This cruise is going to be perfect

May 2008

By Tom Snyder

Shhh. Don’t tell my wife, Annie, about what follows. Seriously. She will be so surprised.

But first, a bit of background: Annie has just recently expressed an interest in doing an extended sailing cruise with me this summer! This is my old fantasy come true. I am not saying she has not sailed with me in the past. To the contrary, she has always been the best partner I could ever imagine on the boat. So much fun is Annie to be with that I have finally lost interest in my former passion of cruising alone. But, alas, any more than a week away from her flower garden has forever been too much to ask of her. And I had surrendered to this very livable arrangement, still counting myself among the luckiest men in the world.

So now, bang, a full month! Amazing! I am secretly planning to make this such a spectacular experience for us that it will stand a chance of happening again. My arrangements have been extensive, although as I hinted above, I want this upcoming flawless cruise to appear effortless and thoroughly predictable. She doesn’t need to know my level of obsessive preparation. But I will tell you guys. I’ve got to tell someone the steps I’ve taken.

The sure-fire planning:

• I installed a diesel hot water heater so that we won’t need to run the engine to have hot water. Hot water for days. We will luxuriate in both quiet and hot water.

• I have installed a bed mattress that is easily three inches thicker than the old one. Maybe four inches. I also have sheets with a ferocious thread count, in the low four figures. We will be well rested.

• I have exploited the Internet to develop a database of every visitable garden, museum and historical society east of Portland. The sites are sorted by latitude so I can glance at the chart and casually reference, say, the Ogunquit Museum Of American Art, which, incidentally, has been called “the most beautiful small museum in the world.” We will be entertained and enlightened.
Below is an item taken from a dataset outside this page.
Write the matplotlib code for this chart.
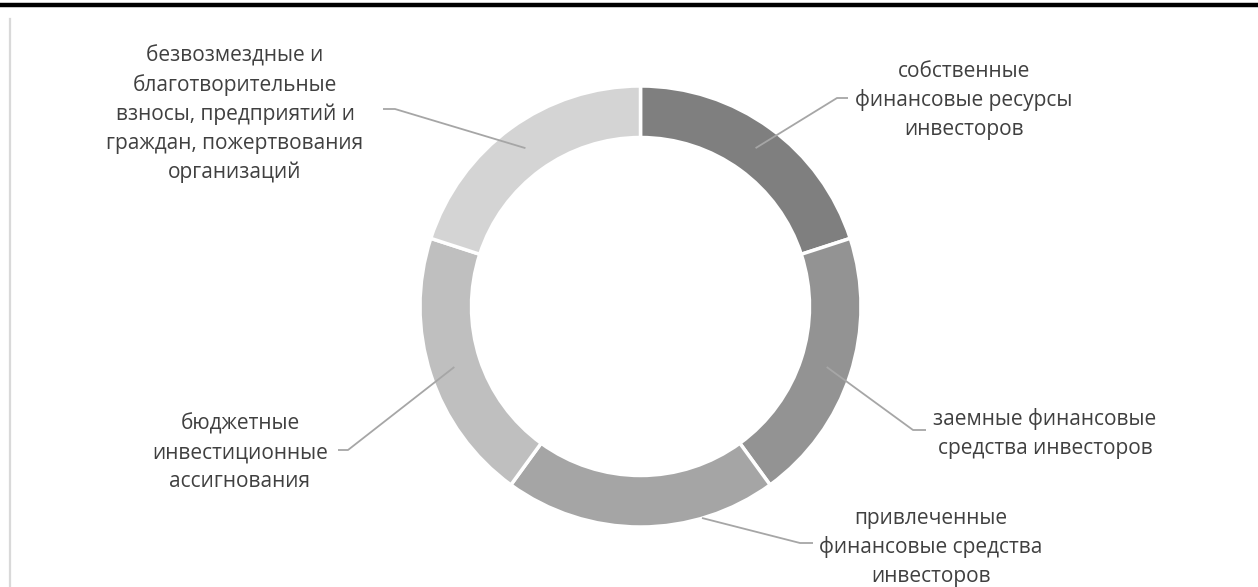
import numpy as np
import matplotlib
matplotlib.use("Agg")
import matplotlib.pyplot as plt
from matplotlib.lines import Line2D

# ---- data ----
labels = [
    "собственные\nфинансовые ресурсы\nинвесторов",
    "заемные финансовые\nсредства инвесторов",
    "привлеченные\nфинансовые средства\nинвесторов",
    "бюджетные\nинвестиционные\nассигнования",
    "безвозмездные и\nблаготворительные\nвзносы, предприятий и\nграждан, пожертвования\nорганизаций",
]
values = [20, 20, 20, 20, 20]
colors = ["#7f7f7f", "#939393", "#a5a5a5", "#bfbfbf", "#d4d4d4"]

# ---- layout (pixel space) ----
W, H = 1258, 587
fig = plt.figure(figsize=(W / 100, H / 100), dpi=100)
ax = fig.add_axes([0, 0, 1, 1])
ax.set_xlim(0, W)
ax.set_ylim(0, H)
ax.set_aspect("equal")
ax.axis("off")

cx, cy_px = 640.5, 306.5
cy = H - cy_px
R = 220.5
ring = 51.5

wedges, _ = ax.pie(values, colors=colors, startangle=90, counterclock=False,
                   radius=R, center=(cx, cy),
                   wedgeprops=dict(width=ring, edgecolor="white", linewidth=2.5))
ax.set_xlim(0, W)
ax.set_ylim(0, H)

# label placement: (text center x, first-line x-height centre y (px from top),
#                   elbow x, elbow y, end x, anchor override)
label_pos = [
    (964, 71.5, 837, 98, 848, None),
    (1045, 419, 913, 430, 926, None),
    (931, 518.5, 800, 543, 813, (702, 518)),
    (240, 423.5, 348, 450, 338, None),
    (235, 56, 395, 109, 383, None),
]
line_step = 29.0
fs = 15.0
xh = 0.535 * fs * 100 / 72  # x-height in px for Open Sans

font = ["Open Sans", "DejaVu Sans"]
for w, lab, (tx, ty, ex, ey, endx, anc) in zip(wedges, labels, label_pos):
    if anc is None:
        ang = np.deg2rad((w.theta1 + w.theta2) / 2)
        r0 = R - ring / 2 + 1
        ax0, ay0 = cx + r0 * np.cos(ang), cy + r0 * np.sin(ang)
    else:
        ax0, ay0 = anc[0], H - anc[1]
    ax.plot([ax0, ex, endx], [ay0, H - ey, H - ey], color="#a6a6a6", lw=1.3,
            solid_capstyle="butt", zorder=3)
    for i, line in enumerate(lab.split("\n")):
        base = ty + i * line_step + xh / 2
        ax.text(tx, H - base, line, ha="center", va="baseline", fontsize=fs,
                color="#404040", family=font)

# frame lines
fig.add_artist(Line2D([0, 1], [1 - 5 / H, 1 - 5 / H], transform=fig.transFigure,
                      color="black", lw=3.2))
fig.add_artist(Line2D([10 / W, 10 / W], [0, 1 - 19 / H], transform=fig.transFigure,
                      color="#d9d9d9", lw=1.6))

fig.savefig("out.png", dpi=100, facecolor="white")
• The shelf above the settee now boasts the most relevant bird-watching books. We will make important sightings.

• By the bedside area is a new collection of books that have been vetted as superb “read-aloud” books. We will laugh together. We will cry together.

• I have prepared a list of old friends who live within 20 miles of the Maine coast. They are also sortable by latitude. We will reminisce.

• I have selected a range of nice “going out on the town” outfits. They are permanent press and reside safely in evacuated plastic bags. I will be fresh and presentable.

• Installed on the cabin bulkhead are two gimbaled vases into which I will put real flowers. Or someone will. We will be fully flowered.

• Finally, ma (my) pièce de résistance. Annie loves to play games: card games and board games. Her family is famous throughout southern New Jersey for their card sense and their stamina. Interestingly, two things I particularly hate are card games and board games, respectively. Up until now this has been a problem for us on rainy cabin days. However, in the months leading up to our cruise, I will be spending an hour a day online, secretly learning to love Scrabble.

In order to love it, I somehow have to get good at it, because I hate to lose. I know everyone hates to lose, but I mean I really, really hate to lose – as in pouting for 36 hours and accusing others of purposefully being lucky.

So these are tricky but essential waters for me to navigate. In fact, even as I compose this article, I’m in the middle of my first computer Scrabble game.

Here’s the thing, though. And tell me honestly, and don’t take my side just to be nice, but what the hell kind of word is “towhee,”and then “pewit?” Seriously, the computer just played those two words in sequence, each for more than thirty points. You have to agree that something is totally unfair about that. Especially when it sets up the computer for a last-minute surge for a win. I’m almost positive “towhee” is not a word… OK, I just checked on the Internet, and it apparently is a Monte Carlo molecular simulation code originally designed for the prediction of fluid-phase equilibria using atom-based force fields.

I’m sorry but this is garbage, and this confirms why I hate this game. How could it be fair for the computer to rely on esoteric knowledge? Honestly, that cannot be considered a legitimate win, but already the loss has been recorded in my so-called lifetime game record. I can’t write any more….

Tom Snyder sails Blue Moon out of Peaks Island, Maine.